Collaborative Environment Released for COVID-19 Host Response Research

As scientists seek to address the COVID-19 pandemic, the study of the human host response to SARS-CoV-2 plays a critical role. Illumina released a new collaborative environment for studying COVID-19 host response, leveraging BaseSpace Correlation Engine (BSCE). The resource provides an environment for COVID-19 researchers to put their results into context, accelerating discoveries and enabling hypothesis validation around important pathways, biomarkers and potential drug candidate leads, to help address the COVID-19 crisis.

Illumina is making this resource available at no cost to provide the COVID-19 global research community the opportunity to evaluate BSCE in support of efforts to combat the pandemic.

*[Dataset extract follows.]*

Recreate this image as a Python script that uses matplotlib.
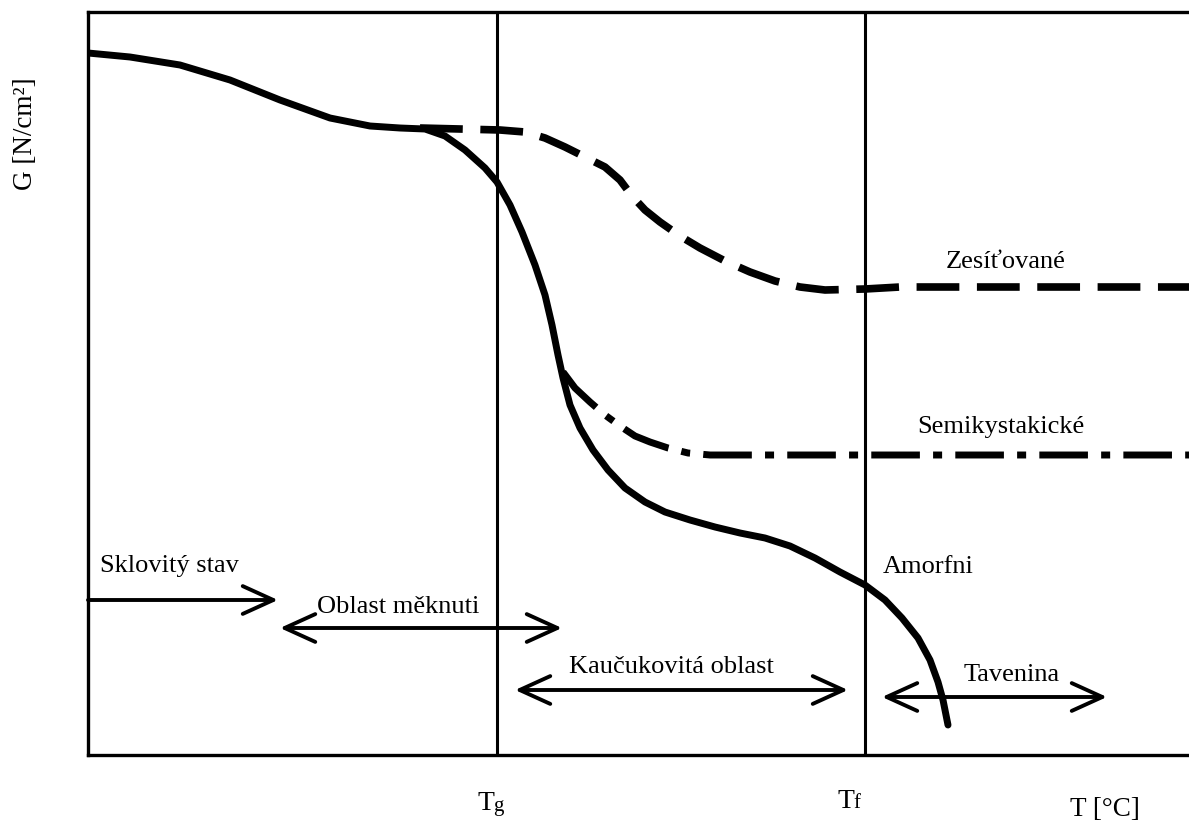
import matplotlib
matplotlib.use('Agg')
import matplotlib.pyplot as plt

plt.rcParams['font.family'] = ['Liberation Serif', 'DejaVu Serif']

# curves (x = temperature position, y = G position, both in picture units)
amorf_x = [88, 130, 180, 230, 280, 330, 370, 400, 425, 445, 465, 485, 497, 510, 522, 535, 545, 552, 558, 563,
           570, 580, 593, 608, 625, 645, 665, 690, 715, 740, 765, 790, 815, 840, 865, 885, 902, 918, 930, 938, 943, 946, 948]
amorf_y = [53, 57, 65, 80, 100, 118, 126, 128, 129, 136, 150, 168, 182, 205, 232, 265, 295, 325, 355, 378,
           405, 428, 450, 470, 488, 502, 512, 520, 527, 533, 538, 546, 558, 572, 585, 600, 618, 638, 660, 682, 700, 715, 725]

semi_x = [563, 575, 590, 605, 620, 635, 650, 668, 688, 710, 760, 865, 1189]
semi_y = [372, 388, 402, 415, 426, 436, 442, 448, 453, 455, 455, 455, 455]

zes_x = [420, 460, 500, 525, 545, 565, 585, 605, 620, 632, 645, 660, 680, 700, 725, 750, 775, 800, 825, 865, 900, 1189]
zes_y = [128, 129, 130, 132, 138, 147, 157, 167, 180, 196, 210, 222, 236, 248, 261, 272, 281, 287, 290, 289, 287, 287]

tg = 497
tf = 865

# regions: (start, end, y, text, text x, text y, two-sided)
regions = [
    (88, 278, 600, 'Sklovitý stav', 100, 566, False),
    (280, 562, 628, 'Oblast měknuti', 317, 607, True),
    (515, 848, 690, 'Kaučukovitá oblast', 569, 667, True),
    (882, 1107, 697, 'Tavenina', 964, 675, True),
]

curve_labels = [
    ('Zesíťované', 946, 262),
    ('Semikystakické', 917, 427),
    ('Amorfni', 883, 567),
]

fig = plt.figure(figsize=(11.89, 8.25), dpi=100)
ax = fig.add_axes([88 / 1189, 70 / 825, 1 - 88 / 1189, 743 / 825])
ax.set_xlim(88, 1189)
ax.set_ylim(755, 12)

for s in ['left', 'top', 'bottom']:
    ax.spines[s].set_linewidth(2.4)
ax.spines['right'].set_visible(False)

ax.axvline(tg, color='black', lw=2.2)
ax.axvline(tf, color='black', lw=2.2)

ax.plot(amorf_x, amorf_y, color='black', lw=5, solid_capstyle='round', solid_joinstyle='round')
ax.plot(semi_x, semi_y, color='black', lw=5, dashes=(7, 1.9, 1.3, 1.9), dash_capstyle='butt')
ax.plot(zes_x, zes_y, color='black', lw=5.5, dashes=(5.6, 2.3), dash_capstyle='butt')

for x0, x1, y, txt, tx, ty, both in regions:
    style = '<->' if both else '->'
    ax.annotate('', xy=(x1, y), xytext=(x0, y),
                arrowprops=dict(arrowstyle=style + ',head_length=1.1,head_width=0.5',
                                color='black', lw=2.8, mutation_scale=20,
                                shrinkA=0, shrinkB=0))
    ax.text(tx, ty, txt, fontsize=19, ha='left', va='center')

for txt, tx, ty in curve_labels:
    ax.text(tx, ty, txt, fontsize=19, ha='left', va='center')

ax.set_xticks([])
ax.set_yticks([])

# T_g and T_f under the vertical lines
fig.text(477 / 1189, 1 - 803 / 825, 'T', fontsize=20, ha='left', va='center')
fig.text(493 / 1189, 1 - 806 / 825, 'g', fontsize=15, ha='left', va='center')
fig.text(837 / 1189, 1 - 801 / 825, 'T', fontsize=20, ha='left', va='center')
fig.text(853 / 1189, 1 - 804 / 825, 'f', fontsize=15, ha='left', va='center')

fig.text(1105 / 1189, 1 - 809 / 825, 'T [°C]', fontsize=19.5, ha='center', va='center')
fig.text(25 / 1189, 1 - 134 / 825, 'G [N/cm²]', fontsize=19.5, rotation=90, ha='center', va='center')

fig.savefig('out.png', dpi=100)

  • The environment contains the full suite of BSCE tools, combined with several pre-processed data sets from coronavirus animal model systems, as well as recently released human SARS-CoV-2 data.
  • Additional relevant scientific data will be provided into the resource as it becomes available.
  • Although sharing data is not a requirement, researchers are encouraged to submit datasets for addition to the community resource, or highlight public datasets that they believe should be added to advance the cause of understanding SARS-CoV-2 host response.
  • The platform supports results generated from Illumina’s sequencing and array platforms, as well as complementary data from other experimental methodologies.
  • A variety of datasets can be imported into the BSCE system for correlation analysis, including gene expression, methylation, GWAS, protein interaction and more.

The resource will be made available free-of-charge for six months to SARS-CoV-2 researchers, here.

To see examples of how BSCE may be leveraged to better understand SARS-CoV-2 host response, interested researchers can review a series of videos created by BSCE users Mike Edwards, Ph.D., Enrique Torchia, Ph.D., and collaborators. Data developed in these videos has been made available in the resource.